Data Accuracy Is Critical

This explanation is a very high-level overview of how an ML model learns, but even with this there are clearly some issues with how ML works in real-world applications. Predominantly, the model relies on accurate and representative data that has been correctly labeled. The use of labeled data is known as supervised learning, another version exists which is unsupervised learning where the model can work out the labels itself. This is an emerging area of ML that is finding applications in disciplines such as anomaly detection for network security. But for most applications found in broadcasting including Gen-AI, we are still using supervised ML.

The huge elephant in the room for supervised ML is that it relies on labelled data to facilitate training. Who labels the data? Humans do. And humans suffer from unconscious bias.

Understanding why we are subject to unconscious bias is constantly evolving area of the study of psychology. Carl Jung has some impressive views on the working of the human psyche, but psychology is a difficult subject to fathom as ethical scientists are limited to the measurements they can make on the human brain – assuming the physical brain represents the limits of our consciousness.

Unknown Decisions

Unconscious decisions represent the area of our decision making that we are not necessarily aware of. Why chose a blue shirt instead of a white one? Why chose tea over coffee? And why do some people tend more to the arts than the sciences and vice versa? The point is that there are many decisions and judgements we make every day of the week that we are not directly aware of, and this becomes biased when our thoughts tend to a specific thought belief system that is not mainstream. This is just a consequence of the human condition, and the real issue is when our decision making becomes biased, that is, away from the social norms.

What do we mean by social norms? It depends, there are many cultures in the world with differing beliefs. Generally, we agree on many of these beliefs as this helps solidify the basis of society, but some we do not.

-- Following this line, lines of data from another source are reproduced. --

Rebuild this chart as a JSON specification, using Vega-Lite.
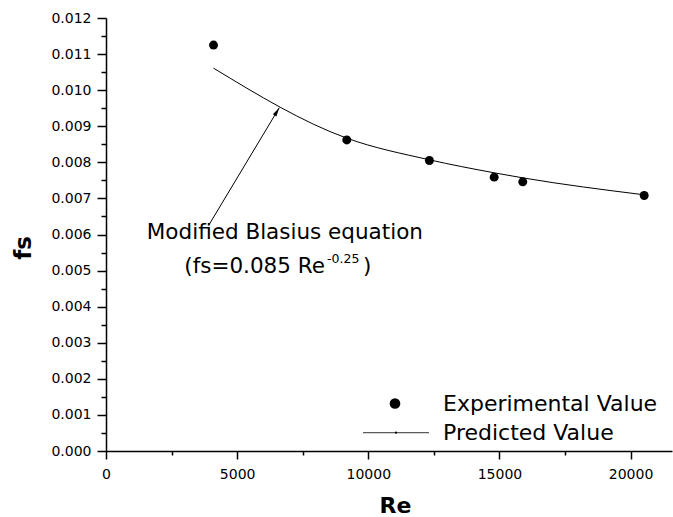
{
  "$schema": "https://vega.github.io/schema/vega-lite/v6.json",
  "width": 566,
  "height": 433,
  "autosize": {"type": "none"},
  "padding": {"left": 106, "top": 18, "right": 1, "bottom": 66},
  "background": "white",
  "config": {
    "view": {"stroke": null},
    "axis": {
      "grid": false,
      "domainColor": "#000000",
      "domainWidth": 1.5,
      "tickColor": "#000000",
      "tickWidth": 1.5,
      "labelFont": "DejaVu Sans",
      "labelFontSize": 14,
      "labelColor": "#000000",
      "titleFont": "DejaVu Sans",
      "titleFontWeight": "bold",
      "titleColor": "#000000",
      "labelOverlap": false,
      "labelFlush": false
    }
  },
  "datasets": {
    "exp": [
      {"Re": 4100, "fs": 0.01125},
      {"Re": 9180, "fs": 0.00862},
      {"Re": 12330, "fs": 0.00805},
      {"Re": 14800, "fs": 0.00759},
      {"Re": 15890, "fs": 0.00746},
      {"Re": 20520, "fs": 0.00708}
    ],
    "pred": [
      {"Re": 4100, "fs": 0.01061},
      {"Re": 9180, "fs": 0.00867},
      {"Re": 12330, "fs": 0.00807},
      {"Re": 14800, "fs": 0.00771},
      {"Re": 15890, "fs": 0.00757},
      {"Re": 20520, "fs": 0.00710}
    ],
    "arrow": [{"Re": 3946, "fs": 0.006291, "Re2": 6607, "fs2": 0.009514}],
    "arrowhead": [{"Re": 6607, "fs": 0.009514}],
    "line1": [{"Re": 6821, "fs": 0.005867, "label": "Modified Blasius equation"}],
    "line2": [{"Re": 8350, "fs": 0.004941, "label": "(fs=0.085 Re"}],
    "sup": [{"Re": 8426, "fs": 0.005219, "label": "-0.25"}],
    "paren": [{"Re": 9799, "fs": 0.004941, "label": ")"}],
    "legsym": [{"Re": 11019, "fs": 0.001316}],
    "legline": [{"Re": 9799, "Re2": 12315, "fs": 0.000507}],
    "legdot": [{"Re": 11057, "fs": 0.000507}],
    "legtext": [
      {"Re": 12849, "fs": 0.001316, "label": "Experimental Value"},
      {"Re": 12849, "fs": 0.000507, "label": "Predicted Value"}
    ]
  },
  "layer": [
    {
      "data": {"name": "pred"},
      "mark": {"type": "line", "color": "#000000", "strokeWidth": 1, "interpolate": "monotone"},
      "encoding": {
        "x": {
          "field": "Re", "type": "quantitative",
          "scale": {"domain": [0, 21580], "nice": false, "zero": false},
          "axis": {
            "values": [0, 2500, 5000, 7500, 10000, 12500, 15000, 17500, 20000],
            "tickCount": 30,
            "labelExpr": "datum.value % 5000 === 0 ? format(datum.value, 'd') : ''",
            "tickSize": {"condition": {"test": "datum.value % 5000 === 0", "value": 8}, "value": 4},
            "labelOverlap": false,
            "labelBound": false,
            "labelPadding": 8,
            "title": "Re",
            "titleFontSize": 22,
            "titleX": 289,
            "titleY": 54,
            "titleAlign": "center",
            "titleBaseline": "middle"
          }
        },
        "y": {
          "field": "fs", "type": "quantitative",
          "scale": {"domain": [0, 0.012], "nice": false, "zero": false},
          "axis": {
            "values": [0, 0.0005, 0.001, 0.0015, 0.002, 0.0025, 0.003, 0.0035, 0.004, 0.0045, 0.005, 0.0055, 0.006, 0.0065, 0.007, 0.0075, 0.008, 0.0085, 0.009, 0.0095, 0.01, 0.0105, 0.011, 0.0115, 0.012],
            "tickCount": 40,
            "labelExpr": "abs(datum.value*1000 - round(datum.value*1000)) < 0.01 ? format(datum.value, '.3f') : ''",
            "tickSize": {"condition": {"test": "abs(datum.value*1000 - round(datum.value*1000)) < 0.01", "value": 9}, "value": 5},
            "labelOverlap": false,
            "labelBound": false,
            "labelPadding": 6,
            "title": "fs",
            "titleFontSize": 23,
            "titleAngle": -90,
            "titleX": -83,
            "titleY": 229.5,
            "titleAlign": "center",
            "titleBaseline": "middle"
          }
        }
      }
    },
    {
      "data": {"name": "exp"},
      "mark": {"type": "point", "filled": true, "shape": "circle", "size": 80, "color": "#000000", "opacity": 1},
      "encoding": {
        "x": {"field": "Re", "type": "quantitative"},
        "y": {"field": "fs", "type": "quantitative"}
      }
    },
    {
      "data": {"name": "arrow"},
      "mark": {"type": "rule", "color": "#000000", "strokeWidth": 1},
      "encoding": {
        "x": {"field": "Re", "type": "quantitative"},
        "y": {"field": "fs", "type": "quantitative"},
        "x2": {"field": "Re2"},
        "y2": {"field": "fs2"}
      }
    },
    {
      "data": {"name": "arrowhead"},
      "mark": {"type": "point", "filled": true, "shape": "M0,0L-0.45,2L0.45,2Z", "size": 81, "angle": 31, "color": "#000000", "opacity": 1},
      "encoding": {
        "x": {"field": "Re", "type": "quantitative"},
        "y": {"field": "fs", "type": "quantitative"}
      }
    },
    {
      "data": {"name": "line1"},
      "mark": {"type": "text", "font": "DejaVu Sans", "fontSize": 21.5, "align": "center", "baseline": "alphabetic", "color": "#000000"},
      "encoding": {
        "x": {"field": "Re", "type": "quantitative"},
        "y": {"field": "fs", "type": "quantitative"},
        "text": {"field": "label"}
      }
    },
    {
      "data": {"name": "line2"},
      "mark": {"type": "text", "font": "DejaVu Sans", "fontSize": 21.5, "align": "right", "baseline": "alphabetic", "color": "#000000"},
      "encoding": {
        "x": {"field": "Re", "type": "quantitative"},
        "y": {"field": "fs", "type": "quantitative"},
        "text": {"field": "label"}
      }
    },
    {
      "data": {"name": "sup"},
      "mark": {"type": "text", "font": "DejaVu Sans", "fontSize": 12.5, "align": "left", "baseline": "alphabetic", "color": "#000000"},
      "encoding": {
        "x": {"field": "Re", "type": "quantitative"},
        "y": {"field": "fs", "type": "quantitative"},
        "text": {"field": "label"}
      }
    },
    {
      "data": {"name": "paren"},
      "mark": {"type": "text", "font": "DejaVu Sans", "fontSize": 21.5, "align": "left", "baseline": "alphabetic", "color": "#000000"},
      "encoding": {
        "x": {"field": "Re", "type": "quantitative"},
        "y": {"field": "fs", "type": "quantitative"},
        "text": {"field": "label"}
      }
    },
    {
      "data": {"name": "legsym"},
      "mark": {"type": "point", "filled": true, "shape": "circle", "size": 113, "color": "#000000", "opacity": 1},
      "encoding": {
        "x": {"field": "Re", "type": "quantitative"},
        "y": {"field": "fs", "type": "quantitative"}
      }
    },
    {
      "data": {"name": "legline"},
      "mark": {"type": "rule", "color": "#333333", "strokeWidth": 1},
      "encoding": {
        "x": {"field": "Re", "type": "quantitative"},
        "x2": {"field": "Re2"},
        "y": {"field": "fs", "type": "quantitative"}
      }
    },
    {
      "data": {"name": "legdot"},
      "mark": {"type": "point", "filled": true, "shape": "circle", "size": 5, "color": "#000000", "opacity": 1},
      "encoding": {
        "x": {"field": "Re", "type": "quantitative"},
        "y": {"field": "fs", "type": "quantitative"}
      }
    },
    {
      "data": {"name": "legtext"},
      "mark": {"type": "text", "font": "DejaVu Sans", "fontSize": 22, "align": "left", "baseline": "middle", "color": "#000000"},
      "encoding": {
        "x": {"field": "Re", "type": "quantitative"},
        "y": {"field": "fs", "type": "quantitative"},
        "text": {"field": "label"}
      }
    }
  ]
}
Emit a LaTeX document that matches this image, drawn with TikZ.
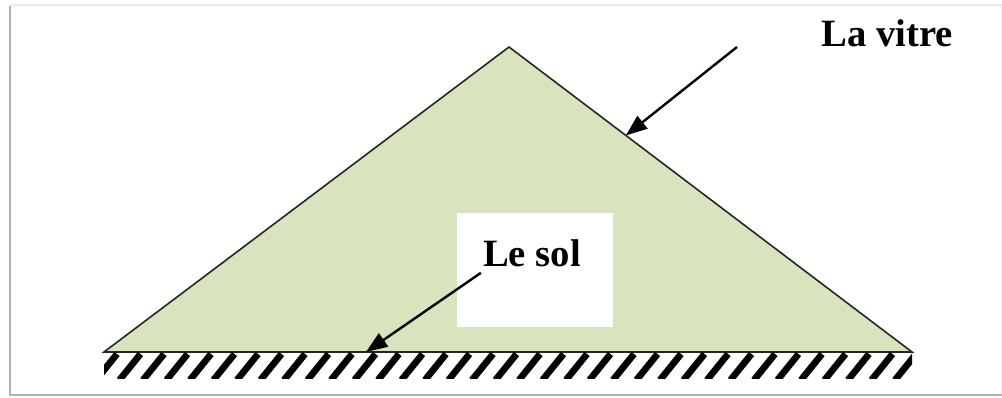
\documentclass[tikz,border=0pt]{standalone}
\usepackage{fontspec}
\setmainfont{Liberation Serif}
\usetikzlibrary{arrows.meta, calc}
\definecolor{vitregreen}{RGB}{215,228,189}
\begin{document}
\begin{tikzpicture}[
		x=0.75pt, y=-0.75pt,
		lbl/.style = {font=\fontsize{29}{33}\selectfont\bfseries, inner sep=0pt},
		box/.style = {rectangle, fill=white, minimum width=117pt, minimum height=85pt, inner sep=0pt},
		r/.style = {-{Triangle[length=16pt, width=12pt]}, line width=1.8pt},
		hatch/.style = {line width=5pt}
		]
		\useasboundingbox (0, 0) rectangle (1002, 398);

		%Frame
		\draw[black!8, line width=1pt]	(10, 5)	rectangle	(1002, 395);
		\draw[black!30, line width=2.2pt]	(10, 6)	--	(10, 395)	--	(1002, 395);

		%Glass
		\coordinate	(top)	at	(509, 47);
		\coordinate	(bl)	at	(104, 352);
		\coordinate	(br)	at	(912, 352);
		\filldraw[fill=vitregreen, draw=black!85, line width=1.2pt]	(bl)	--	(top)	--	(br)	--	cycle;

		%Ground
		\begin{scope}
			\clip (104, 353) rectangle (912, 379);
			\foreach \i in {0,...,35}
				\draw[hatch]	(96 + 23.5*\i, 380)	--	++(21, -26);
		\end{scope}

		%Nodes
		\node[box]	(sbox)	at	(535, 270)	{};
		\node[lbl]	(sol)	at	(532, 253)	{Le sol};
		\node[lbl]	(vitre)	at	(887, 33)	{La vitre};
		\coordinate	(vstart)	at	(737, 47);
		\coordinate	(vend)	at	($(top)!0.29!(br)$);
		\coordinate	(sstart)	at	([shift={(-2, 6)}]sol.south west);
		\coordinate	(send)	at	(366, 352);

		%Lines
		\draw[r]	(vstart)	--	(vend);
		\draw[r]	(sstart)	--	(send);
	\end{tikzpicture}
\end{document}
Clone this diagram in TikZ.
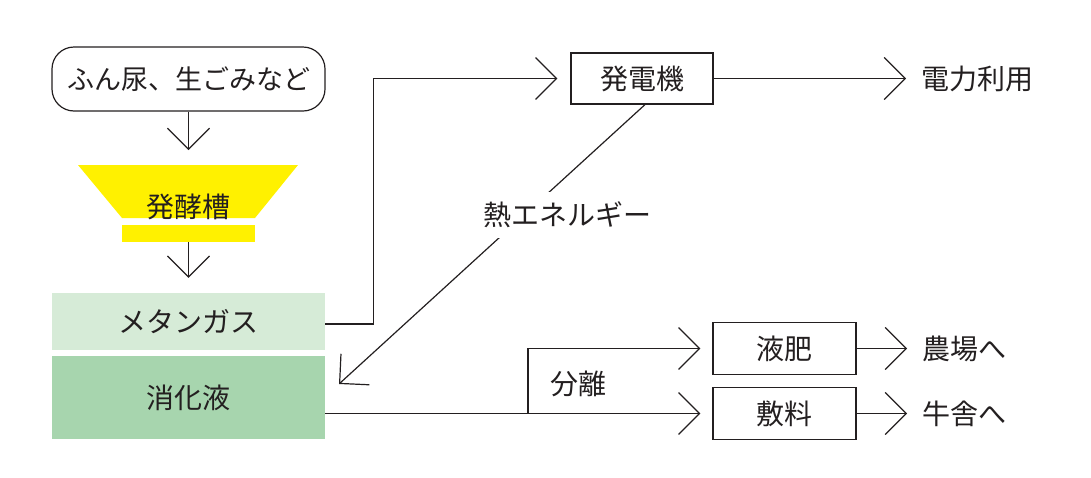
\documentclass[tikz,border=0pt]{standalone}
\usepackage{fontspec}
\newfontfamily\jp{Noto Sans CJK JP}
\usetikzlibrary{arrows.meta}
\definecolor{ink}{HTML}{231F20}
\definecolor{tankyellow}{HTML}{FFF100}
\definecolor{lightg}{HTML}{D6EBD7}
\definecolor{darkg}{HTML}{A7D5AE}
\tikzset{
  line/.style={draw=ink, line width=1.2pt},
  arr/.style={line, -{Straight Barb[length=21pt,width=42pt,line width=1.2pt]}},
  txt/.style={inner sep=0pt, text=ink, font=\jp\fontsize{28}{30}\selectfont},
  box/.style={txt, draw=ink, line width=1.2pt},
}
\begin{document}
\begin{tikzpicture}[x=1pt,y=-1pt]
\useasboundingbox (0,0) rectangle (1091,477);
% source
\node[box, rounded corners=22pt, minimum width=273pt, minimum height=64pt,
      font=\jp\fontsize{27}{30}\selectfont] (src) at (188.5,79) {ふん尿、生ごみなど};
% tank
\fill[tankyellow] (78,165) -- (298,165) -- (255,218) -- (122,218) -- cycle;
\node[fill=tankyellow, minimum width=133pt, minimum height=17pt, inner sep=0pt] (bar) at (188.5,233.5) {};
\node[txt] (tank) at (188.5,207) {発酵槽};
\coordinate (tanktop) at (188.5,150);
\draw[arr] (src.south) -- (tanktop);
% methane and digestate
\node[txt, fill=lightg, minimum width=273pt, minimum height=57pt] (meth) at (188.5,321.5) {メタンガス};
\node[txt, fill=darkg, minimum width=273pt, minimum height=83pt] (dig) at (188.5,397.5) {消化液};
\draw[arr] (bar.south) -- ([yshift=15pt]meth.north);
% generator
\node[box, minimum width=142pt, minimum height=51pt] (gen) at (642,78.5) {発電機};
\draw[arr, shorten >=13pt] ([yshift=-2.5pt]meth.east) -- ++(48,0) |- (gen.west);
\node[txt, anchor=west] (pow) at (921,78.5) {電力利用};
\draw[arr] (gen.east) -- ([xshift=-15pt]pow.west);
% heat
\coordinate (heattip) at (339,384);
\draw[arr] ([xshift=3pt]gen.south) -- (heattip);
\node[txt, fill=white, inner xsep=4pt, inner ysep=10pt] (heat) at (567,215) {熱エネルギー};
% separation
\node[box, minimum width=143pt, minimum height=52pt] (fert) at (784.5,348.5) {液肥};
\node[box, minimum width=143pt, minimum height=52pt] (bed) at (784.5,413.5) {敷料};
\coordinate (split) at (528,413.5);
\draw[arr, shorten >=12pt] ([yshift=-16pt]dig.east) -- (bed.west);
\draw[arr, shorten >=12pt] (split) |- (fert.west);
\node[txt] (sep) at (578,384) {分離};
% destinations
\node[txt, anchor=west] (farm) at (922,348.5) {農場へ};
\node[txt, anchor=west] (barn) at (922,413.5) {牛舎へ};
\draw[arr] (fert.east) -- ([xshift=-15pt]farm.west);
\draw[arr] (bed.east) -- ([xshift=-15pt]barn.west);
\end{tikzpicture}
\end{document}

When labelling data, we run the risk of this unconscious bias permutating into the ML model so that it in turn also becomes biased. This is a well-documented phenomenon and news reviews are littered with examples of ML systems that demonstrate inherent bias. It’s important to remember that the model’s only source of truth is the labelled data that humans have provided for it. As far as we know ML doesn’t have consciousness and is incapable of determining its own thought processes. In its most primitive form, it’s really just a huge look-up table, admittedly a very complicated look-up table, but non-the-less, it cannot create its own understanding of society and is entirely reliant on the humans that provide the labelled training sets for it to learn.